If one were to nitpick, the book's weaknesses lies in its over-reliance towards the experiences of second-generation Muslims in Europe to explain neofundamentalism. After all, such forms of beliefs are also highly visible in Muslim majority settings and while the author accedes to such explanation (his constant mention of Saudi exceptionalism), insufficient parallels (and attention) were drawn to usher in a more complete view of neofundamentalism, particularly with regards to its relationship to the many re-Islamisation projects of Muslim semi-authoritarian regimes.
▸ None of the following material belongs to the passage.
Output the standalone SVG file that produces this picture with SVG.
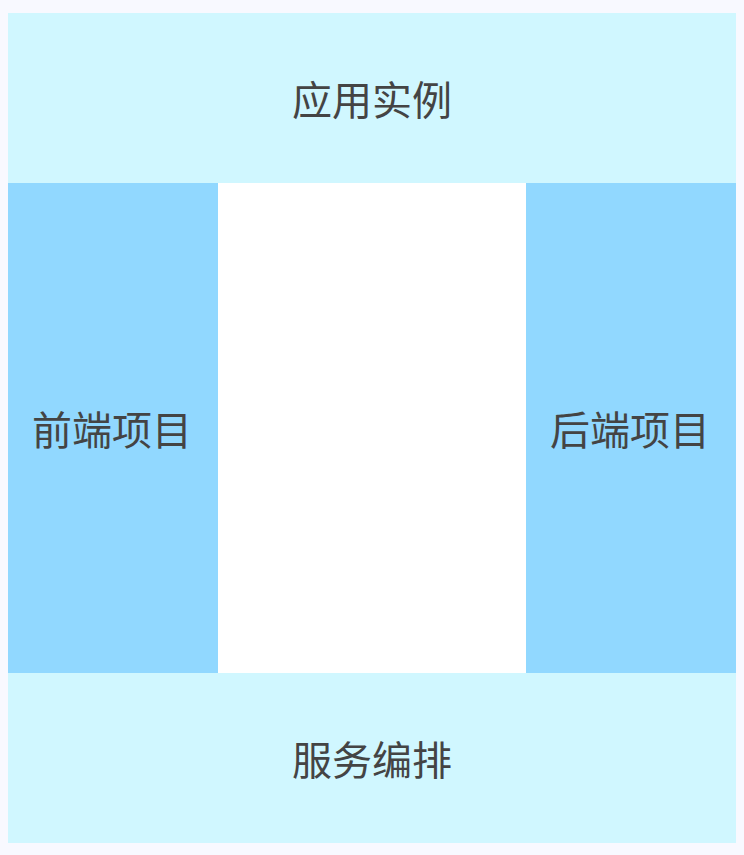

Second, the book places militant Islam within the realm of possibility of neofundamentalism but did not make a more pronounced effort to mark the variables that gave rise to the two distinct outcomes. Considering the book's emphasis on the non-violent nature of most neofundamentalists (radical, no doubt), more labour should be committed to support such an assertion if not the conveyor belt theory the author fervently guards his theory against would again barge in. A militant strategy also runs against one of the basic tenet of the author's prescription of neofundamentalism, which is changing the state through changing society so it begs one to question if Islamist militancy is in fact a comfortable entry to the neofundamentalist register, though some overlapping is expected. In any case, as Roy has published another book on ISIS, I am confident that he will be able to parse with the matter more comprehensively there.
What Roy has done here is a fascinating re-reading of Islam (the Islam practised not the one ordained by God) that combines a broad swath of impressive qualitative historical and discursive evidence with a focused line of theorising that seeks to analyse, adumbrate, and articulate an Islam deculturalised, deterritorialised, and decentralised. Roy has gone deeper than most in understanding the mundane (as seen in his footnotes which are mostly speeches and sermons from quotidian websites), and thankfully eschew the mundane explanation such as by those who can't even differentiate globalised Islam from civilisational Islam (assuming that's still a thing today).